Allele quality metrics

When quality metrics are enabled (the default), repeat records will also include an AlleleQualityMetrics field containing per-allele quality information. This provides detailed metrics useful for filtering and quality assessment. See AlleleQualityMetrics for full documentation.

Example:

"AlleleQualityMetrics": {
    "VariantId": "HTT",
    "Alleles": [
        {
            "AlleleNumber": 1,
            "AlleleSize": 19,
            "Depth": 15.0,
            "QD": 0.92,
            "MeanInsertedBasesWithinRepeats": 0.0,
            "MeanDeletedBasesWithinRepeats": 0.0,
            "StrandBiasBinomialPhred": 0.0,
            "LeftFlankNormalizedDepth": 1.2,
            "RightFlankNormalizedDepth": 1.1,
            "HighQualityUnambiguousReads": 12,
            "ConfidenceIntervalDividedByAlleleSize": 0.0
        }
    ]
}

Consensus sequences

The JSON output file now provides a simple consensus sequence for each allele. It is generated by taking the most common base at each position across confidently-placed reads (the darker-colored reads in a REViewer visualization). Insertions, deletions, and soft-clipped bases within reads are not currently incorporated into the consensus sequence. A single consensus sequence is generated for homozygous or hemizygous genotypes.

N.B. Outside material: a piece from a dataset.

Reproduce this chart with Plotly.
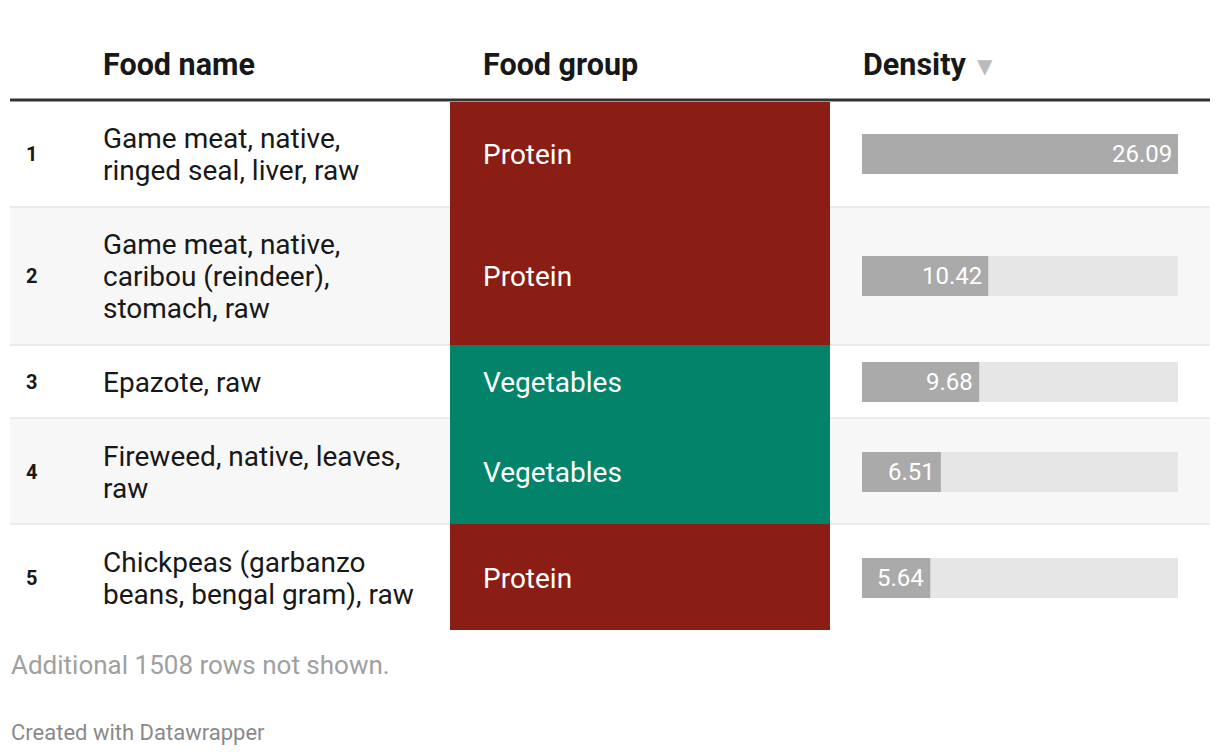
import plotly.graph_objects as go

ranks = ["1", "2", "3", "4", "5"]
food_names = [
    "Game meat, native,<br>ringed seal, liver, raw",
    "Game meat, native,<br>caribou (reindeer),<br>stomach, raw",
    "Epazote, raw",
    "Fireweed, native, leaves,<br>raw",
    "Chickpeas (garbanzo<br>beans, bengal gram), raw",
]
food_groups = ["Protein", "Protein", "Vegetables", "Vegetables", "Protein"]
density = [26.09, 10.42, 9.68, 6.51, 5.64]
headers = ["Food name", "Food group", "Density"]
footnote = "Additional 1508 rows not shown."
credit = "Created with Datawrapper"

group_colors = {"Protein": "#8b1e14", "Vegetables": "#02836a"}

# layout geometry (page pixels; the page body adds an 8px offset)
W, H = 1220, 756
OFF = 8
row_edges = [102, 207, 345, 418, 524, 630]
row_centers = [154, 276, 382, 472, 578]
LINE = 32
FONT = "Roboto"

fig = go.Figure()

shapes = []
for i in range(5):
    if i % 2 == 1:
        shapes.append(dict(type="rect", xref="x", yref="y", x0=10, x1=1210,
                           y0=row_edges[i], y1=row_edges[i + 1],
                           fillcolor="#f7f7f7", line_width=0, layer="below"))
for e in row_edges[1:-1]:
    shapes.append(dict(type="line", xref="x", yref="y", x0=10, x1=1210, y0=e, y1=e,
                       line=dict(color="#e6e6e6", width=1.5), layer="below"))
for i, g in enumerate(food_groups):
    shapes.append(dict(type="rect", xref="x", yref="y", x0=450, x1=830,
                       y0=row_edges[i], y1=row_edges[i + 1],
                       fillcolor=group_colors[g], line_width=0, layer="below"))
shapes.append(dict(type="line", xref="x", yref="y", x0=10, x1=1210, y0=100, y1=100,
                   line=dict(color="#333333", width=3)))

annotations = []
hx = [101, 481, 861]
for h, x in zip(headers, hx):
    annotations.append(dict(x=x, y=64, xref="x", yref="y", text="<b>" + h + "</b>",
                            showarrow=False, xanchor="left", yanchor="middle",
                            font=dict(family=FONT, size=30.5, color="#181818")))
annotations.append(dict(x=975, y=66, xref="x", yref="y", text="▼", showarrow=False,
                        xanchor="left", yanchor="middle",
                        font=dict(family="DejaVu Sans", size=20, color="#bbbbbb")))
for i in range(5):
    c = row_centers[i]
    annotations.append(dict(x=24, y=c, xref="x", yref="y", text="<b>" + ranks[i] + "</b>",
                            showarrow=False, xanchor="left", yanchor="middle",
                            font=dict(family=FONT, size=20, color="#181818")))
    lines = food_names[i].split("<br>")
    n = len(lines)
    for j, ln in enumerate(lines):
        yy = c + (j - (n - 1) / 2) * LINE
        annotations.append(dict(x=101, y=yy, xref="x", yref="y", text=ln,
                                showarrow=False, xanchor="left", yanchor="middle",
                                font=dict(family=FONT, size=28, color="#181818")))
    annotations.append(dict(x=481, y=c, xref="x", yref="y", text=food_groups[i],
                            showarrow=False, xanchor="left", yanchor="middle",
                            font=dict(family=FONT, size=28, color="#ffffff")))
    annotations.append(dict(x=density[i], y=c, xref="x2", yref="y", text=f"{density[i]:.2f}",
                            showarrow=False, xanchor="right", yanchor="middle", xshift=-4,
                            font=dict(family=FONT, size=24, color="#ffffff")))
annotations.append(dict(x=9, y=665, xref="x", yref="y", text=footnote, showarrow=False,
                        xanchor="left", yanchor="middle",
                        font=dict(family=FONT, size=26, color="#a0a0a0")))
annotations.append(dict(x=9, y=732, xref="x", yref="y", text=credit, showarrow=False,
                        xanchor="left", yanchor="middle",
                        font=dict(family=FONT, size=22, color="#8a8a8a")))

max_d = max(density)
fig.add_trace(go.Bar(x=[max_d] * 5, y=row_centers, orientation="h", width=40,
                     marker=dict(color="#e6e6e6", line_width=0), xaxis="x2", yaxis="y",
                     hoverinfo="skip", showlegend=False))
fig.add_trace(go.Bar(x=density, y=row_centers, orientation="h", width=40,
                     marker=dict(color="#aaaaaa", line_width=0), xaxis="x2", yaxis="y",
                     showlegend=False))

fig.update_layout(
    width=W, height=H,
    margin=dict(l=0, r=0, t=0, b=0),
    paper_bgcolor="white", plot_bgcolor="rgba(0,0,0,0)",
    barmode="overlay",
    xaxis=dict(range=[OFF, W + OFF], visible=False, domain=[0, 1], fixedrange=True),
    xaxis2=dict(range=[0, max_d], domain=[(862 - OFF) / W, (1178 - OFF) / W], anchor="y",
                visible=False, fixedrange=True),
    yaxis=dict(range=[H + OFF, OFF], visible=False, domain=[0, 1], fixedrange=True),
    shapes=shapes, annotations=annotations,
)
fig.write_html("out.html", config={"displayModeBar": False})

Limitation: Consensus sequences are only generated for loci with a single repeat variant. For loci with multiple repeat variants, consensus building is skipped and a warning is logged. This is because the current implementation builds consensus across the entire locus graph, which would produce a mixed consensus that is not meaningful to attach to individual variant findings.

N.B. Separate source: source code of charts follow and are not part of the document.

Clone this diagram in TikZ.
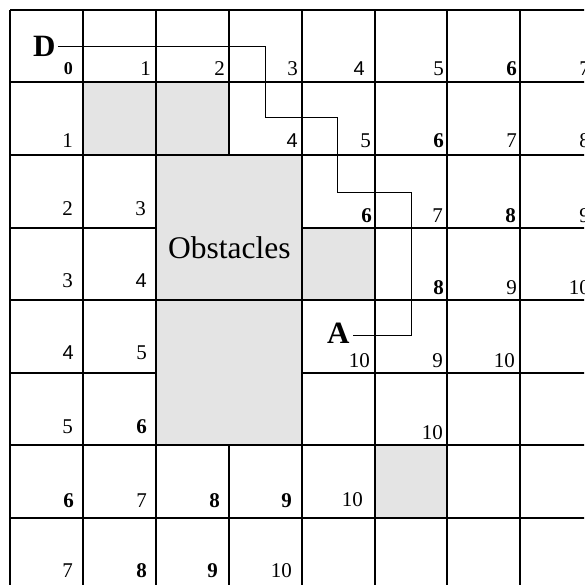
\documentclass[tikz,border=0pt]{standalone}
\usepackage{fontspec}
\setmainfont{Liberation Serif}
\newfontfamily\arialf{Liberation Sans}
\definecolor{obst}{RGB}{228,228,228}
\tikzset{
  num/.style={font=\fontsize{21}{21}\selectfont, inner sep=0pt, anchor=base east},
  numb/.style={num, font=\fontsize{21}{21}\selectfont\bfseries},
  nums/.style={num, font=\fontsize{20}{20}\selectfont\arialf},
  gridline/.style={line width=1.5pt, black},
  pathline/.style={line width=1pt, black},
  biglabel/.style={font=\fontsize{31}{31}\selectfont\bfseries, inner sep=0pt, anchor=base west},
}
\begin{document}
\begin{tikzpicture}[x=1pt, y=-1pt]
\useasboundingbox (0,0) rectangle (584,585);
\clip (0,0) rectangle (584,585);
% grey cells
\fill[obst] (83,82) rectangle (229,155);
\fill[obst] (302,228) rectangle (375,300);
\fill[obst] (375,445) rectangle (447,518);
% grid
\foreach \x in {10,83,156,229,302,375,447,520} \draw[gridline] (\x,10) -- (\x,600);
\foreach \y in {10,82,155,228,300,373,445,518} \draw[gridline] (10,\y) -- (600,\y);
% big obstacle blocks (cover inner lines)
\fill[obst] (157,156) rectangle (301,299.2);
\fill[obst] (157,300.8) rectangle (301,444);
\node[font=\fontsize{31.5}{31.5}\selectfont, inner sep=0pt, anchor=base west] (obs) at (168,258) {Obstacles};
% labels D and A
\node[biglabel, inner sep=2pt] (D) at (31,57) {D};
\node[biglabel, inner sep=3pt] (A) at (324,343) {A};
\coordinate (p1) at (265,46.5);
\coordinate (p2) at (265,118);
\coordinate (p3) at (337,118);
\coordinate (p4) at (337,193);
\coordinate (p5) at (411,193);
\coordinate (p6) at (411,335);
\draw[pathline] (D.east |- p1) -- (p1) -- (p2) -- (p3) -- (p4) -- (p5) -- (p6) -- (A.east |- p6);
% row 0
\node[numb, font=\fontsize{18}{18}\selectfont\bfseries] (r0c0) at (73,75) {0};
\node[num] (r0c1) at (151,76) {1};
\node[num] (r0c2) at (225,76) {2};
\node[num] (r0c3) at (298,76) {3};
\node[nums] (r0c4) at (365,76) {4};
\node[num] (r0c5) at (444,76) {5};
\node[numb] (r0c6) at (517,76) {6};
\node[num] (r0c7) at (590,76) {7};
% row 1
\node[num] (r1c0) at (73,148) {1};
\node[nums] (r1c3) at (298,148) {4};
\node[num] (r1c4) at (371,148) {5};
\node[numb] (r1c5) at (444,148) {6};
\node[num] (r1c6) at (517,148) {7};
\node[num] (r1c7) at (590,148) {8};
% row 2
\node[num] (r2c0) at (73,215) {2};
\node[num] (r2c1) at (146,215) {3};
\node[numb] (r2c4) at (372,222) {6};
\node[num] (r2c5) at (443,222) {7};
\node[numb] (r2c6) at (516,222) {8};
\node[num] (r2c7) at (590,222) {9};
% row 3
\node[num] (r3c0) at (73,287) {3};
\node[nums] (r3c1) at (147,287) {4};
\node[numb] (r3c5) at (444,294) {8};
\node[num] (r3c6) at (517,294) {9};
\node[num] (r3c7) at (590,294) {10};
% row 4
\node[nums] (r4c0) at (74,359) {4};
\node[num] (r4c1) at (147,359) {5};
\node[num] (r4c4) at (370,367) {10};
\node[num] (r4c5) at (443,367) {9};
\node[num] (r4c6) at (515,367) {10};
% row 5
\node[num] (r5c0) at (73,433) {5};
\node[numb] (r5c1) at (147,433) {6};
\node[num] (r5c5) at (443,439) {10};
% row 6
\node[numb] (r6c0) at (74,507) {6};
\node[num] (r6c1) at (147,507) {7};
\node[numb] (r6c2) at (220,507) {8};
\node[numb] (r6c3) at (292,507) {9};
\node[num] (r6c4) at (363,506) {10};
% row 7
\node[num] (r7c0) at (73,577) {7};
\node[numb] (r7c1) at (147,577) {8};
\node[numb] (r7c2) at (218,577) {9};
\node[num] (r7c3) at (292,577) {10};
\end{tikzpicture}
\end{document}
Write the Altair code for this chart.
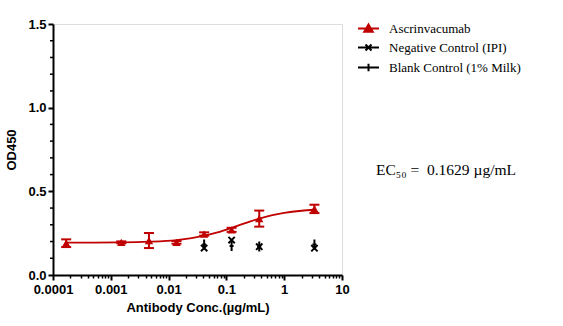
import altair as alt
import pandas as pd

# ---------------- data ----------------
conc = [0.000169, 0.00152, 0.00457, 0.0137, 0.0412, 0.123, 0.370, 3.333]
od_mean = [0.190, 0.195, 0.206, 0.195, 0.245, 0.270, 0.337, 0.395]
od_err = [0.023, 0.006, 0.045, 0.008, 0.010, 0.012, 0.048, 0.025]

ctrl_conc = [0.0412, 0.123, 0.370, 3.333]
neg_od = [0.161, 0.209, 0.169, 0.160]
blank_od = [0.182, 0.174, 0.170, 0.183]

# fitted curve
curve_conc = [0.000169, 0.0005, 0.0015, 0.0046, 0.0137, 0.025, 0.041, 0.07,
              0.123, 0.2, 0.37, 0.6, 1.0, 2.0, 3.333]
curve_od = [0.193, 0.194, 0.195, 0.199, 0.209, 0.221, 0.235, 0.255,
            0.282, 0.307, 0.337, 0.356, 0.371, 0.384, 0.390]

series_labels = ["Ascrinvacumab", "Negative Control (IPI)", "Blank Control (1% Milk)"]
x_major = [0.0001, 0.001, 0.01, 0.1, 1, 10]
x_minor = [m * 10 ** k for k in range(-4, 1) for m in range(2, 10)]
y_major = [0.0, 0.5, 1.0, 1.5]
y_minor = [0.1, 0.2, 0.3, 0.4, 0.6, 0.7, 0.8, 0.9, 1.1, 1.2, 1.3, 1.4]
ec50_text = "EC₅₀ =\u00a0 0.1629 µg/mL"

RED = "#C00000"
BLACK = "#000000"
SANS = "Liberation Sans"
SERIF = "Liberation Serif"

main_df = pd.DataFrame({"conc": conc, "od": od_mean,
                        "lo": [m - e for m, e in zip(od_mean, od_err)],
                        "hi": [m + e for m, e in zip(od_mean, od_err)]})
ctrl_df = pd.DataFrame({"conc": ctrl_conc, "neg": neg_od, "blank": blank_od})
curve_df = pd.DataFrame({"conc": curve_conc, "od": curve_od})
legend_df = pd.DataFrame({"series": series_labels})
yminor_df = pd.DataFrame({"v": y_minor})

x_is_major = "abs(log(datum.value)/log(10) - round(log(datum.value)/log(10))) < 1e-6"

xscale = alt.Scale(type="log", domain=[0.0001, 10], nice=False)
yscale = alt.Scale(domain=[0, 1.5], nice=False, zero=False)

xaxis = alt.Axis(values=sorted(x_major + x_minor), format="~g",
                 labelExpr=f"({x_is_major}) ? datum.label : ''",
                 title="Antibody Conc.(µg/mL)",
                 grid=False, domainWidth=2, domainColor=BLACK, tickColor=BLACK,
                 tickWidth={"condition": {"test": x_is_major, "value": 2}, "value": 1.5},
                 tickSize={"condition": {"test": x_is_major, "value": 5}, "value": 3},
                 labelFont=SANS, labelFontWeight="bold",
                 labelFontSize=13, labelColor=BLACK, labelPadding=3,
                 titleFont=SANS, titleFontWeight="bold", titleFontSize=13,
                 titleColor=BLACK, titlePadding=5, labelFlush=False,
                 labelOverlap=False)
yaxis = alt.Axis(values=y_major, format=".1f",
                 title="OD450", grid=False,
                 domainWidth=2, domainColor=BLACK, tickColor=BLACK,
                 tickWidth=2, tickSize=5,
                 labelFont=SANS, labelFontWeight="bold", labelFontSize=13,
                 labelColor=BLACK, labelPadding=2, titleFont=SANS,
                 titleFontWeight="bold", titleFontSize=13, titleColor=BLACK,
                 titlePadding=9, labelOverlap=False, labelFlush=False)

curve = alt.Chart(curve_df).mark_line(color=RED, strokeWidth=1.8,
                                      interpolate="monotone").encode(
    x=alt.X("conc:Q", scale=xscale, axis=xaxis),
    y=alt.Y("od:Q", scale=yscale, axis=yaxis),
)

# minor ticks of the y axis
yminor = alt.Chart(yminor_df).mark_rule(color=BLACK, strokeWidth=1.5, clip=False).encode(
    y=alt.Y("v:Q"), x=alt.value(-3), x2=alt.value(0))

err_rule = alt.Chart(main_df).mark_rule(color=RED, strokeWidth=2, opacity=1).encode(
    x=alt.X("conc:Q"), y=alt.Y("lo:Q"), y2="hi:Q")
cap_lo = alt.Chart(main_df).mark_tick(color=RED, orient="horizontal", size=10,
                                      thickness=2, opacity=1).encode(
    x=alt.X("conc:Q"), y=alt.Y("lo:Q"))
cap_hi = alt.Chart(main_df).mark_tick(color=RED, orient="horizontal", size=10,
                                      thickness=2, opacity=1).encode(
    x=alt.X("conc:Q"), y=alt.Y("hi:Q"))

tri = alt.Chart(main_df).mark_point(shape="triangle-up", filled=True, color=RED,
                                    size=70, opacity=1).encode(
    x=alt.X("conc:Q"), y=alt.Y("od:Q"))

neg = alt.Chart(ctrl_df).mark_point(
    shape="M-1,-1L1,1M-1,1L1,-1", filled=False, stroke=BLACK, strokeWidth=2,
    size=40, opacity=1).encode(
    x=alt.X("conc:Q"), y=alt.Y("neg:Q"))

blank = alt.Chart(ctrl_df).mark_point(
    shape="M0,-1L0,1M-0.4,0L0.4,0", filled=False, stroke=BLACK, strokeWidth=2,
    size=100, opacity=1).encode(
    x=alt.X("conc:Q"), y=alt.Y("blank:Q"))

legend_paths = [
    "M-2.1,0L2.1,0M0,-0.8L0.85,0.65L-0.85,0.65Z",
    "M-2.1,0L2.1,0M-0.6,-0.6L0.6,0.6M-0.6,0.6L0.6,-0.6",
    "M-2.1,0L2.1,0M0,-0.75L0,0.75",
]
leg = alt.Legend(title=None, orient="none", legendX=309, legendY=-2,
                 labelFont=SERIF, labelFontSize=13, labelColor=BLACK,
                 symbolSize=100, symbolStrokeWidth=2, symbolOpacity=1,
                 labelOffset=14, rowPadding=4, padding=0)
legend_layer = alt.Chart(legend_df).mark_point(filled=True, size=100, opacity=1).encode(
    x=alt.value(0), y=alt.value(0),
    shape=alt.Shape("series:N", scale=alt.Scale(domain=series_labels,
                                                range=legend_paths), legend=leg),
    fill=alt.Fill("series:N", scale=alt.Scale(domain=series_labels,
                                              range=[RED, BLACK, BLACK]), legend=leg),
    stroke=alt.Stroke("series:N", scale=alt.Scale(domain=series_labels,
                                                  range=[RED, BLACK, BLACK]), legend=leg),
).transform_filter("false")

ec50 = alt.Chart(pd.DataFrame({"t": [ec50_text]})).mark_text(
    font=SERIF, fontSize=15.5, color=BLACK, align="left", baseline="middle").encode(
    x=alt.value(323), y=alt.value(146), text="t:N")

chart = alt.layer(curve, yminor, err_rule, cap_lo, cap_hi, tri, neg, blank,
                  legend_layer, ec50).properties(
    width=289, height=251,
    autosize=alt.AutoSizeParams(type="none"),
    padding={"left": 53, "top": 24, "right": 221, "bottom": 51},
).configure_view(stroke=None).configure(background="white")

chart.save("out.html", embed_options={"renderer": "svg", "actions": False})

  • ConsensusSequences Array of consensus sequences, one per allele. Positions not overlapped by any confidently-placed reads are reported as 'N'.
  • ConsensusSequencesReadSupport Array of strings, one per allele. Each string is a sequence of digits the same length as the corresponding consensus sequence, and each digit (0-9) represents the number of confidently-placed reads supporting the base reported at that position in the consensus sequence. A value of '9' indicates 9 or more reads.

Example:

"ConsensusSequences": ["CAGCAG", "CAGCAGCAGCAGCAGCAGCAGCAGCNNNGG"],
"ConsensusSequencesReadSupport": ["555566", "888877763333333333333333300022"]

Catalog field passthrough

When --copy-catalog-fields is used, any extra fields from the input variant catalog will be copied to each locus record in the output JSON. This allows annotation fields like Gene, Diseases, PathogenicMin, etc. to flow through without a separate join step.